[Task prompt]:
All of the material below is to be restated word for word, apart from the pictures.

[Stored data]:
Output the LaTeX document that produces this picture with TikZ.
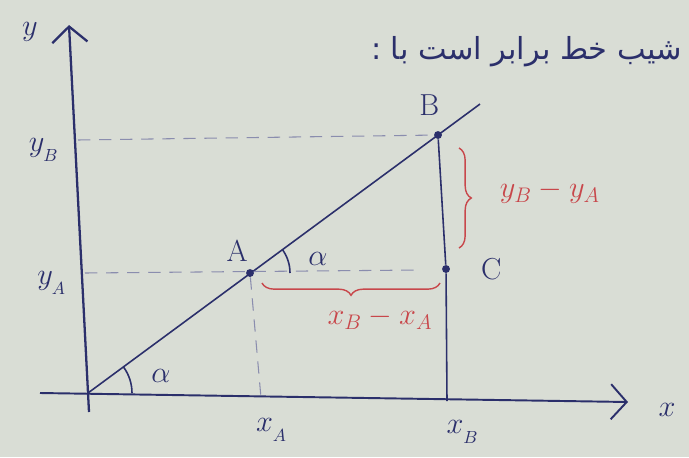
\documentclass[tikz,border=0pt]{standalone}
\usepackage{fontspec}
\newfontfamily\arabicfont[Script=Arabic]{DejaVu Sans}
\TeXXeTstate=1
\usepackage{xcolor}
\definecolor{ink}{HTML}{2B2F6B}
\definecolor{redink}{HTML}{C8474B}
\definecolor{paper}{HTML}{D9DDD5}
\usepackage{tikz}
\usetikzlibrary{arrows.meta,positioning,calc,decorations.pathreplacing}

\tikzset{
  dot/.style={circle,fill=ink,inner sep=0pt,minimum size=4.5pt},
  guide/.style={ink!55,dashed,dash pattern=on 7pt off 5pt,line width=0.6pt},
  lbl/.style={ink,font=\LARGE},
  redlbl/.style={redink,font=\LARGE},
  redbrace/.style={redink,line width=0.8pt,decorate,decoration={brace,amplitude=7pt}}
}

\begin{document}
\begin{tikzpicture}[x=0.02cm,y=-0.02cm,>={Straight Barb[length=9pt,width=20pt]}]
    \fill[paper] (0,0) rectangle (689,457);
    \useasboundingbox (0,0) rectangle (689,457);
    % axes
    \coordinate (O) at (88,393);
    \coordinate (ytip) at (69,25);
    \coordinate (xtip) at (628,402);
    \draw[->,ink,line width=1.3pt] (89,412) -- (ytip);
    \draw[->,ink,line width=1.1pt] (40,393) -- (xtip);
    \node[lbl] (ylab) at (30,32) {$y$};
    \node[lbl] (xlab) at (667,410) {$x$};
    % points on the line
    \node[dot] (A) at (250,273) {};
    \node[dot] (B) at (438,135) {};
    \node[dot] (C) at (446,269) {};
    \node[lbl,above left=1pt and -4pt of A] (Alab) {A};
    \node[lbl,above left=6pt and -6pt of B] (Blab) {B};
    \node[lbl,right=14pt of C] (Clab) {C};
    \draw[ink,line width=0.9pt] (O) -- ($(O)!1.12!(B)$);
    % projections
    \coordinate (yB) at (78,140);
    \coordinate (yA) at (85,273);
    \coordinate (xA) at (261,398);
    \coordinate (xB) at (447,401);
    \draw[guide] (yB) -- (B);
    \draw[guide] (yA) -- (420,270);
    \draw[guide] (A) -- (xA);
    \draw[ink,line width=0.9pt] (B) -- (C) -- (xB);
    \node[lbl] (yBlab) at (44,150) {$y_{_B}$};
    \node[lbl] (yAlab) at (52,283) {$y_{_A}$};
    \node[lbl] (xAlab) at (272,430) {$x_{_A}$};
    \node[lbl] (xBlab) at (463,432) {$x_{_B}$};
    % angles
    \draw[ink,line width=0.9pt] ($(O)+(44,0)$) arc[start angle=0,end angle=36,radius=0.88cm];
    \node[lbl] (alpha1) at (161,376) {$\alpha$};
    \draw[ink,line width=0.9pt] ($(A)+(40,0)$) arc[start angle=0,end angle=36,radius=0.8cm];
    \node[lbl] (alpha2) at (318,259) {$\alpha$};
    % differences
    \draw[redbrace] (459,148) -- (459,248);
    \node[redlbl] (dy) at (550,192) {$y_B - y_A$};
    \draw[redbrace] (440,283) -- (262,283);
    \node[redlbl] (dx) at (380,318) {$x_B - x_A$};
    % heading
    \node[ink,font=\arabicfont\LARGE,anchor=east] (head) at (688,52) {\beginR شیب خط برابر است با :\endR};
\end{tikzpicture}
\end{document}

[Expected answer]:
Output the LaTeX document that produces this picture with TikZ.
\documentclass[tikz,border=0pt]{standalone}
\usepackage{fontspec}
\newfontfamily\arabicfont[Script=Arabic]{DejaVu Sans}
\TeXXeTstate=1
\usepackage{xcolor}
\definecolor{ink}{HTML}{2B2F6B}
\definecolor{redink}{HTML}{C8474B}
\definecolor{paper}{HTML}{D9DDD5}
\usepackage{tikz}
\usetikzlibrary{arrows.meta,positioning,calc,decorations.pathreplacing}

\tikzset{
  dot/.style={circle,fill=ink,inner sep=0pt,minimum size=4.5pt},
  guide/.style={ink!55,dashed,dash pattern=on 7pt off 5pt,line width=0.6pt},
  lbl/.style={ink,font=\LARGE},
  redlbl/.style={redink,font=\LARGE},
  redbrace/.style={redink,line width=0.8pt,decorate,decoration={brace,amplitude=7pt}}
}

\begin{document}
\begin{tikzpicture}[x=0.02cm,y=-0.02cm,>={Straight Barb[length=9pt,width=20pt]}]
    \fill[paper] (0,0) rectangle (689,457);
    \useasboundingbox (0,0) rectangle (689,457);
    % axes
    \coordinate (O) at (88,393);
    \coordinate (ytip) at (69,25);
    \coordinate (xtip) at (628,402);
    \draw[->,ink,line width=1.3pt] (89,412) -- (ytip);
    \draw[->,ink,line width=1.1pt] (40,393) -- (xtip);
    \node[lbl] (ylab) at (30,32) {$y$};
    \node[lbl] (xlab) at (667,410) {$x$};
    % points on the line
    \node[dot] (A) at (250,273) {};
    \node[dot] (B) at (438,135) {};
    \node[dot] (C) at (446,269) {};
    \node[lbl,above left=1pt and -4pt of A] (Alab) {A};
    \node[lbl,above left=6pt and -6pt of B] (Blab) {B};
    \node[lbl,right=14pt of C] (Clab) {C};
    \draw[ink,line width=0.9pt] (O) -- ($(O)!1.12!(B)$);
    % projections
    \coordinate (yB) at (78,140);
    \coordinate (yA) at (85,273);
    \coordinate (xA) at (261,398);
    \coordinate (xB) at (447,401);
    \draw[guide] (yB) -- (B);
    \draw[guide] (yA) -- (420,270);
    \draw[guide] (A) -- (xA);
    \draw[ink,line width=0.9pt] (B) -- (C) -- (xB);
    \node[lbl] (yBlab) at (44,150) {$y_{_B}$};
    \node[lbl] (yAlab) at (52,283) {$y_{_A}$};
    \node[lbl] (xAlab) at (272,430) {$x_{_A}$};
    \node[lbl] (xBlab) at (463,432) {$x_{_B}$};
    % angles
    \draw[ink,line width=0.9pt] ($(O)+(44,0)$) arc[start angle=0,end angle=36,radius=0.88cm];
    \node[lbl] (alpha1) at (161,376) {$\alpha$};
    \draw[ink,line width=0.9pt] ($(A)+(40,0)$) arc[start angle=0,end angle=36,radius=0.8cm];
    \node[lbl] (alpha2) at (318,259) {$\alpha$};
    % differences
    \draw[redbrace] (459,148) -- (459,248);
    \node[redlbl] (dy) at (550,192) {$y_B - y_A$};
    \draw[redbrace] (440,283) -- (262,283);
    \node[redlbl] (dx) at (380,318) {$x_B - x_A$};
    % heading
    \node[ink,font=\arabicfont\LARGE,anchor=east] (head) at (688,52) {\beginR شیب خط برابر است با :\endR};
\end{tikzpicture}
\end{document}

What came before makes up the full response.